══ Available data

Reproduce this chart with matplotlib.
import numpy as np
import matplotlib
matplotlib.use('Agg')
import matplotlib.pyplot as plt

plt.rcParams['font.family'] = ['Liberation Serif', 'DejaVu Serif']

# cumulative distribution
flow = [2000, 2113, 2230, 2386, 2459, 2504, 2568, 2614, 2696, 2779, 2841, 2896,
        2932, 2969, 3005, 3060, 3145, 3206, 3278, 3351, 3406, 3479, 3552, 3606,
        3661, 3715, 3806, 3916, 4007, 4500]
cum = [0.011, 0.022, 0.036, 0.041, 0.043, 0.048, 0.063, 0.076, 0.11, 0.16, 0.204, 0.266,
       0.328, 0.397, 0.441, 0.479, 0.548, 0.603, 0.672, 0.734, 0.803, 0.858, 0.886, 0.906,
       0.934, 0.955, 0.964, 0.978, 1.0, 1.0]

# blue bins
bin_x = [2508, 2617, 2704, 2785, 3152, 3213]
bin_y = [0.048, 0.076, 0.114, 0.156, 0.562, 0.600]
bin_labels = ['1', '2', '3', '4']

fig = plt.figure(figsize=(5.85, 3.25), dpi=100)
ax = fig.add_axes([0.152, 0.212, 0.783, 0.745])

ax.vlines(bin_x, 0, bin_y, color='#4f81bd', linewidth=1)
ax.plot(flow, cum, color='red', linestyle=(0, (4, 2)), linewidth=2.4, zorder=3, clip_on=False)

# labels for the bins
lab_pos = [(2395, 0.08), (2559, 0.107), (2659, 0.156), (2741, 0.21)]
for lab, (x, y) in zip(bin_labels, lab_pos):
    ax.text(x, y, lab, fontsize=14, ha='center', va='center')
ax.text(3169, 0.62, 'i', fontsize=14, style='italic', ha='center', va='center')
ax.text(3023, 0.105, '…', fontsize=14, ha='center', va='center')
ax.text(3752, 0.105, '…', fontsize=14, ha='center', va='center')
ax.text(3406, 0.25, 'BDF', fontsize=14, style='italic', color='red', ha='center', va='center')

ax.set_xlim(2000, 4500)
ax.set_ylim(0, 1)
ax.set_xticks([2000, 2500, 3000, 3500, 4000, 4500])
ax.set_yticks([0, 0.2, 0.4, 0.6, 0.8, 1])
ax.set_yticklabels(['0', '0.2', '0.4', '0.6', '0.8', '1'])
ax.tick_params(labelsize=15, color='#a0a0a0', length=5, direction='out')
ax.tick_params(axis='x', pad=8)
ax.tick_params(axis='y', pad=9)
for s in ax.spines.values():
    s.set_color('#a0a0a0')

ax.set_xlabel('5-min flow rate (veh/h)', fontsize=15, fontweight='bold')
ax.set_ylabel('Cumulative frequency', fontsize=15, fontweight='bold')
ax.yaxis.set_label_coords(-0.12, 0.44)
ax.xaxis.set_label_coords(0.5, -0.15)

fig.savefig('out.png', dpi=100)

════

Work to complete
Please transcribe, exactly and with nothing added, the lines from the first line of the material above through the line that contains "plt.rcParams['font.family'] = ['Liberation".

The answer
Reproduce this chart with matplotlib.
import numpy as np
import matplotlib
matplotlib.use('Agg')
import matplotlib.pyplot as plt

plt.rcParams['font.family'] = ['Liberation Serif', 'DejaVu Serif']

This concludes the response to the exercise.